Which debt should you pay down first?
Even though both of these credits have an impact on your credit score, it is advised to pay off your revolving credit debt first. This is because revolving credit has a substantial impact on your score due to the fact that it includes credit utilization and payment behavior. Additionally, revolving credit tends to have higher interest rates which can cause the debt to increase at a drastic rate. The average APR for revolving credit is 16.6% whereas the average installment credit rate is 2.75%.
Why diversifying your credit can help your score
Having a substantial amount of credit mix is beneficial for your credit score. When it comes to revolving credit and installment loans both are great ways to boost your credit when responsibly managed.
The key difference between these two types of credit is what products they offer, whether that be personal loans or credit card accounts. Overall, both of these credit categories have a considerable amount of impact on your credit score.
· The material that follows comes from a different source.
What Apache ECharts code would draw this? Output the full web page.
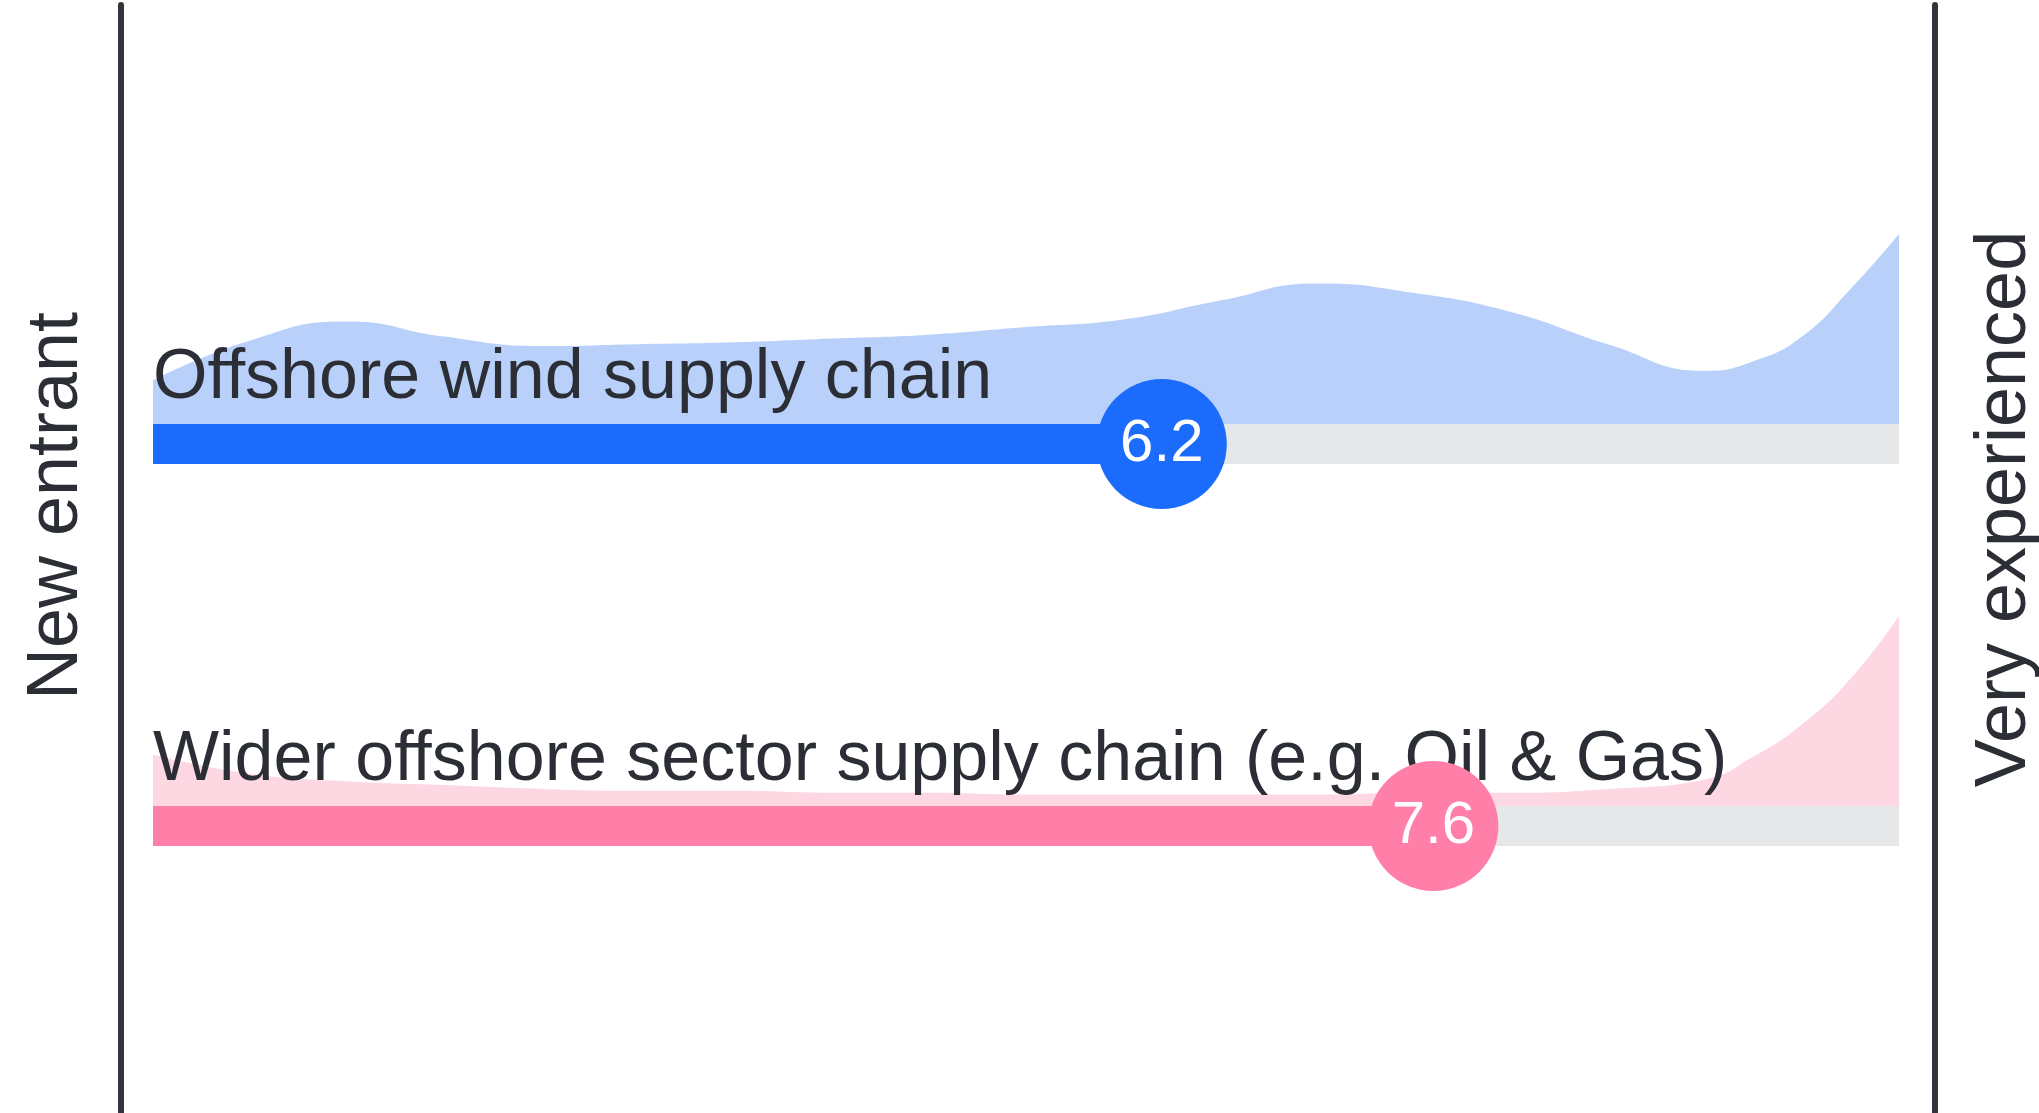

As such, they should be handled wisely.
What is the difference between installment and revolving credit?
Installment and revolving credit differ by the credit products they cover. Installment credit is considered personal loans, mortgages, and car loans whereas revolving credit covers credit cards and personal lines of credit.
What are revolving and installment loans?
Revolving credit and installment loans are umbrella terms for products of credit. Both of these categories have a substantial impact on your credit score.
What are the two basic types of credit?
Installment loans and revolving credit are two most commonly used types of credit.